:: Problem to work on ::
Each line from the one containing "Recreate this image" through the one containing "y_coarse = [2.17, 2.06, 1.98, 1.81]" must be echoed exactly, endpoints included, and every other line omitted.

:: Data ::
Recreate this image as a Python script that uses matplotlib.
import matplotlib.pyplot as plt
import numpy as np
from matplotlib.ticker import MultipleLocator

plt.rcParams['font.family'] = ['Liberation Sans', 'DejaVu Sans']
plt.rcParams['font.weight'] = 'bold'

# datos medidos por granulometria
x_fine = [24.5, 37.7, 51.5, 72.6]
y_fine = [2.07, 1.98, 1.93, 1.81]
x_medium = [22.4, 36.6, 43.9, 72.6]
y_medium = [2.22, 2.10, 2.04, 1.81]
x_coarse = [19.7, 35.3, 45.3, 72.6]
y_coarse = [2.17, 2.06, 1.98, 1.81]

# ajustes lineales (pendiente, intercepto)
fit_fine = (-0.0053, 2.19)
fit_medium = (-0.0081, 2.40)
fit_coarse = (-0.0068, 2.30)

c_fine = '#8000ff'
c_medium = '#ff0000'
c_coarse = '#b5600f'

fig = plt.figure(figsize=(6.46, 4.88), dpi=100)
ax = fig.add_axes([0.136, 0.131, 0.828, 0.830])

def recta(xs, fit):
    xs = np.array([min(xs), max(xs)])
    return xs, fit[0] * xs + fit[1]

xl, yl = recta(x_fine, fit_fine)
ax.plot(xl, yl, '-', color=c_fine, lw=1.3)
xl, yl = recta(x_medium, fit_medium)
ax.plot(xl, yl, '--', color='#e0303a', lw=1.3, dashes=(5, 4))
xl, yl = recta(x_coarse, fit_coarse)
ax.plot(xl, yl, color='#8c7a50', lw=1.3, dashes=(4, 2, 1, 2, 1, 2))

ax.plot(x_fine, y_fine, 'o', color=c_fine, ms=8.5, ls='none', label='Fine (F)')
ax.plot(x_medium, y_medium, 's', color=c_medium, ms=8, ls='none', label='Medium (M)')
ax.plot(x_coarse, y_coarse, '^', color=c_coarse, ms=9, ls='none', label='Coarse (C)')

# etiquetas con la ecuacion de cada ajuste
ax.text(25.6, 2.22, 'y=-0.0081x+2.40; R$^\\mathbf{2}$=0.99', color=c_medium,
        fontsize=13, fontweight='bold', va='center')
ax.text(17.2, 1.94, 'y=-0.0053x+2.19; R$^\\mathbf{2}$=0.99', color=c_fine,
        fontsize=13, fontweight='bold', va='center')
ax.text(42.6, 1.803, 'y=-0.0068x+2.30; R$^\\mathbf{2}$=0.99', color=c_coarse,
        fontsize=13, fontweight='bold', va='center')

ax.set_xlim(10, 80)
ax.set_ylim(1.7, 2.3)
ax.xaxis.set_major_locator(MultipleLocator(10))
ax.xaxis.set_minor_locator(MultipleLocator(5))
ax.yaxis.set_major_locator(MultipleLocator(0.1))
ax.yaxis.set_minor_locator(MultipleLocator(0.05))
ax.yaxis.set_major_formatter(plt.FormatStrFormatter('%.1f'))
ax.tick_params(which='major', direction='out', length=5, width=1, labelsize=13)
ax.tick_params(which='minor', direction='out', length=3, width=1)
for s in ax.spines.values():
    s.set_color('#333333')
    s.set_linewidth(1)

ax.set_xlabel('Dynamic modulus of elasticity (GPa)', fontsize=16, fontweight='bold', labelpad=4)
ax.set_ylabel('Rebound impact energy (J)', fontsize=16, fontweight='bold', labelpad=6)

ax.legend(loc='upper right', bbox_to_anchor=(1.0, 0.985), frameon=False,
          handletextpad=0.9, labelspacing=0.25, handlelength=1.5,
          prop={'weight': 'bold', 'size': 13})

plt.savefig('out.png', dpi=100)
--
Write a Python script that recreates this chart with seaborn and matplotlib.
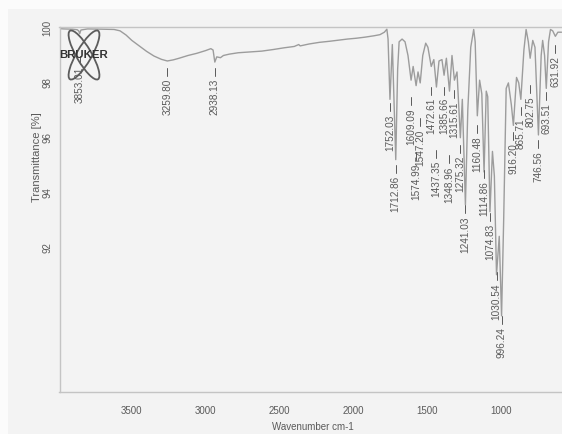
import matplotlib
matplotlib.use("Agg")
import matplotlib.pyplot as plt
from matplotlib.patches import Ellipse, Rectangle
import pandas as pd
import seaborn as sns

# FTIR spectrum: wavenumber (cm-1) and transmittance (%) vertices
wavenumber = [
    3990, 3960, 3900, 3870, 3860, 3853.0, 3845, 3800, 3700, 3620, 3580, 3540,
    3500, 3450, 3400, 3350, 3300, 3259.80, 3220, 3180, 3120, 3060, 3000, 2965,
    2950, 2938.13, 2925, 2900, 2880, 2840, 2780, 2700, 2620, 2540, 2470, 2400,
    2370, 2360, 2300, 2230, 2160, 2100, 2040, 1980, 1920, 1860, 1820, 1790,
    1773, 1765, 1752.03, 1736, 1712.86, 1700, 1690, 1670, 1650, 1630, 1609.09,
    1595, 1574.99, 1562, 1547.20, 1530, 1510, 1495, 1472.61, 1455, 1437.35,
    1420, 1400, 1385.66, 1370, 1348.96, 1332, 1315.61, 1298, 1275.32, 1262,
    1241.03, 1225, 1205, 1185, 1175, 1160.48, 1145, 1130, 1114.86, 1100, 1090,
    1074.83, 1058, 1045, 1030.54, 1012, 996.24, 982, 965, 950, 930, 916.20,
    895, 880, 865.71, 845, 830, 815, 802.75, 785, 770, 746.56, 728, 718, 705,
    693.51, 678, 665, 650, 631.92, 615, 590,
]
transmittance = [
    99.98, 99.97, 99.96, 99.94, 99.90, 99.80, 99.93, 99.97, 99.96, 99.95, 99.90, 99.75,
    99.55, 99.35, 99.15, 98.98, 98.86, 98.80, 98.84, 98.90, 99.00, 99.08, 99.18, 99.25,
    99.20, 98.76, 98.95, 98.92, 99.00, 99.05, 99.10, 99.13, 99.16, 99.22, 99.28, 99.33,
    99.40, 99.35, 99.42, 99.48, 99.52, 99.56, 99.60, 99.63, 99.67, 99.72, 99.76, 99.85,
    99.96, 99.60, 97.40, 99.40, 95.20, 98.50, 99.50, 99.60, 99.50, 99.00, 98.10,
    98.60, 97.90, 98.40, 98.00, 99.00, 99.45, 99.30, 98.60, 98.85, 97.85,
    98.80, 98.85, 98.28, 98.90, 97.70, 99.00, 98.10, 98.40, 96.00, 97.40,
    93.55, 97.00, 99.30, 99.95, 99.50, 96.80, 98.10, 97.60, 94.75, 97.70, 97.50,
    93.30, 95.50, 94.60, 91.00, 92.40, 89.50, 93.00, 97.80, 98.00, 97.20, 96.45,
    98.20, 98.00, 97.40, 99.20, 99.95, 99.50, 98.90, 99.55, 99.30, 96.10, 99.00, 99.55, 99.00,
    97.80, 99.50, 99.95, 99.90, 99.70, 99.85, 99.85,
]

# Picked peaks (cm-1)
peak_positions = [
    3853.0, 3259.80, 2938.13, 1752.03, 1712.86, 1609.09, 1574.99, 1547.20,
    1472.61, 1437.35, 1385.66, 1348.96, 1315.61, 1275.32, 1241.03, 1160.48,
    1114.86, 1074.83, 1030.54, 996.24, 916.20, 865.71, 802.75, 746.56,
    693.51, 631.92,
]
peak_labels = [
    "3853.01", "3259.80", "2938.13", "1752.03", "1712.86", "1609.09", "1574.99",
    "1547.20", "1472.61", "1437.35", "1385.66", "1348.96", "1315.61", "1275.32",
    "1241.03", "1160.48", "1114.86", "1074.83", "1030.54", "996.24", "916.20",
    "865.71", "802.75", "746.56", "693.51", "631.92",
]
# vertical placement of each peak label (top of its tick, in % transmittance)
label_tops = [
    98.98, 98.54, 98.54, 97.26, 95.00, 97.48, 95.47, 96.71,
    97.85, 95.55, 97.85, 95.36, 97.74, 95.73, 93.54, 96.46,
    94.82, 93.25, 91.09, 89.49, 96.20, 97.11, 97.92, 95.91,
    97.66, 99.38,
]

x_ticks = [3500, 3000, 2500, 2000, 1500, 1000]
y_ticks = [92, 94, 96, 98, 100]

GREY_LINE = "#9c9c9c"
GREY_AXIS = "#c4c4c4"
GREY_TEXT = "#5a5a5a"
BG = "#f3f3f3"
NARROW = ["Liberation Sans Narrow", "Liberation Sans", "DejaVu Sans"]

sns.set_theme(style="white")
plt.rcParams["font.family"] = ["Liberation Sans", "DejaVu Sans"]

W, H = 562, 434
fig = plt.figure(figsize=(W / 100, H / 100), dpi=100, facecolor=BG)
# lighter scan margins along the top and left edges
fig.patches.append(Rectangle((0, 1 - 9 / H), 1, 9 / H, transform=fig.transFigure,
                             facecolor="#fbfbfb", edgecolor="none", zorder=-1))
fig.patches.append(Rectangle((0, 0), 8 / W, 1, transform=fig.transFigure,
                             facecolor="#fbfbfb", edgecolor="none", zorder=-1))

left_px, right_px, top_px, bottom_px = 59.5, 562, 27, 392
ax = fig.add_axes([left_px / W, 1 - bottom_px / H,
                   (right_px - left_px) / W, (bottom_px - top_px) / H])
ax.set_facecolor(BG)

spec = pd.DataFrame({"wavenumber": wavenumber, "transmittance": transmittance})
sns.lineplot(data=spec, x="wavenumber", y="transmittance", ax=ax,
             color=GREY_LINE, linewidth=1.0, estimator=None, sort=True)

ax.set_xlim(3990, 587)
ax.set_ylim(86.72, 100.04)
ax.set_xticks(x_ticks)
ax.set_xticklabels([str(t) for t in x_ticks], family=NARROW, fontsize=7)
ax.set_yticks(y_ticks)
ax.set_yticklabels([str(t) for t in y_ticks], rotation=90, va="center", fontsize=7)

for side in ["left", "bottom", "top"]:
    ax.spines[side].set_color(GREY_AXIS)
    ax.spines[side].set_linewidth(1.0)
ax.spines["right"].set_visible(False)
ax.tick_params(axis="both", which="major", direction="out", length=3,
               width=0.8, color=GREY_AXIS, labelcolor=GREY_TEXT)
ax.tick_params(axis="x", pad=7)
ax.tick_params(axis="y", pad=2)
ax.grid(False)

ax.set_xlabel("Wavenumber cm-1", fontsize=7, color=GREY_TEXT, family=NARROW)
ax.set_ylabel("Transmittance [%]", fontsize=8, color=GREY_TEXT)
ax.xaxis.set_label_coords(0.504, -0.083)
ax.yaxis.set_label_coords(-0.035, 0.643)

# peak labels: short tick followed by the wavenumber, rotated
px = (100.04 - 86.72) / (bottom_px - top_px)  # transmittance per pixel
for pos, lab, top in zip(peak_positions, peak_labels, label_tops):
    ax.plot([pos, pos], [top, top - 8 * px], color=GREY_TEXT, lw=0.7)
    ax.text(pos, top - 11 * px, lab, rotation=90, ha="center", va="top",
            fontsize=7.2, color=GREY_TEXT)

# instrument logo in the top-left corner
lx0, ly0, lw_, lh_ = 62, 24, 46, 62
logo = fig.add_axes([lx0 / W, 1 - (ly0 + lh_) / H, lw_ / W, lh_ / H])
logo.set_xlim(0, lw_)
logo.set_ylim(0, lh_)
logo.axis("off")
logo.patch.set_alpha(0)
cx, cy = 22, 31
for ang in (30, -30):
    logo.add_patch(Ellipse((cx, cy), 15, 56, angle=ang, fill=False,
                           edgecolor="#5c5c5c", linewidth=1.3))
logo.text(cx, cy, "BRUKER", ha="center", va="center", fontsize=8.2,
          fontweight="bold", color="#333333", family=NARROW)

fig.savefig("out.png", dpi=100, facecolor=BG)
* * *
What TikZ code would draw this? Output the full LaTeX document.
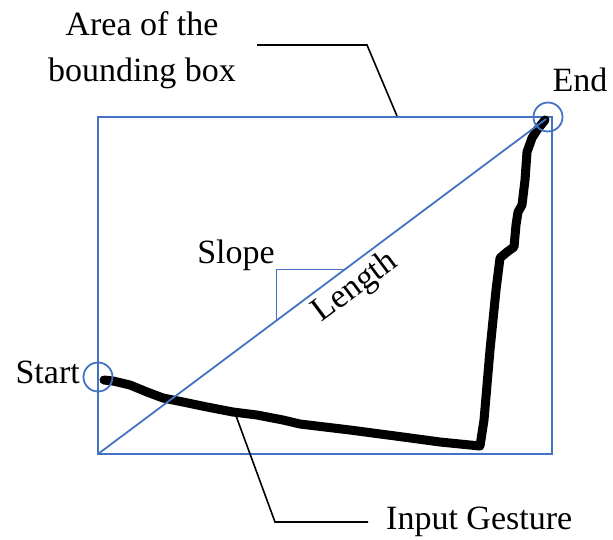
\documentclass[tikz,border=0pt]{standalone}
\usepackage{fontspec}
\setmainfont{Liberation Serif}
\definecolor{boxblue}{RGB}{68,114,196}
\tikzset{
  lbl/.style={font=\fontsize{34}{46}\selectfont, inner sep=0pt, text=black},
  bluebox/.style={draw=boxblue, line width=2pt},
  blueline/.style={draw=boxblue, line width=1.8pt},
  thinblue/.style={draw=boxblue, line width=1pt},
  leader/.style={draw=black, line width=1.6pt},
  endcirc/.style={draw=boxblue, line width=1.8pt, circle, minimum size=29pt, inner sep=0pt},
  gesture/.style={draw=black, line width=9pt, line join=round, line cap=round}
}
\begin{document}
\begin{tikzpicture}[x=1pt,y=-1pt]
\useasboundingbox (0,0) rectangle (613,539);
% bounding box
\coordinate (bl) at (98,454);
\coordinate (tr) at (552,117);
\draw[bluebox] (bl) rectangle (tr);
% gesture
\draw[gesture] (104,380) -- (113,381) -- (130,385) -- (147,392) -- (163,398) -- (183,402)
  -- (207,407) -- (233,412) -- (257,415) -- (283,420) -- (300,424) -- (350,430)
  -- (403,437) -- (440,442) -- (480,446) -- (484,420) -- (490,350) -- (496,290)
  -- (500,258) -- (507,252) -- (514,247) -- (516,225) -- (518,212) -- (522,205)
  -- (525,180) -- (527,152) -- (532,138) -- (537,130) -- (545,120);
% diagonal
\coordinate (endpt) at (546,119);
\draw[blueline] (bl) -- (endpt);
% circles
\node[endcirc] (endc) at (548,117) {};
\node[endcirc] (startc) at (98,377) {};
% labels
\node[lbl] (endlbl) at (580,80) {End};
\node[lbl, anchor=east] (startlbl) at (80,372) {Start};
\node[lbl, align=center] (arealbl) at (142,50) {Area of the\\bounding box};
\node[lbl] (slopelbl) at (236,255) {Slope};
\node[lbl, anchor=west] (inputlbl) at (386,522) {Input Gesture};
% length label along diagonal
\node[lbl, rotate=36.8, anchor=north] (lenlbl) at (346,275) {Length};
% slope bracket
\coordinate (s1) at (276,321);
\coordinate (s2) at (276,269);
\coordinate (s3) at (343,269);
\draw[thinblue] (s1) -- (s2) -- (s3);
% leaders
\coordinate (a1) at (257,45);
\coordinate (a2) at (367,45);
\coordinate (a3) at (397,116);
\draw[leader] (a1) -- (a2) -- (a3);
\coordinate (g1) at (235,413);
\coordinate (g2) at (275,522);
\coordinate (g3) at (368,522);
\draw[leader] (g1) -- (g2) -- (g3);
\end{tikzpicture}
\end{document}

:: Task response ::
Recreate this image as a Python script that uses matplotlib.
import matplotlib.pyplot as plt
import numpy as np
from matplotlib.ticker import MultipleLocator

plt.rcParams['font.family'] = ['Liberation Sans', 'DejaVu Sans']
plt.rcParams['font.weight'] = 'bold'

# datos medidos por granulometria
x_fine = [24.5, 37.7, 51.5, 72.6]
y_fine = [2.07, 1.98, 1.93, 1.81]
x_medium = [22.4, 36.6, 43.9, 72.6]
y_medium = [2.22, 2.10, 2.04, 1.81]
x_coarse = [19.7, 35.3, 45.3, 72.6]
y_coarse = [2.17, 2.06, 1.98, 1.81]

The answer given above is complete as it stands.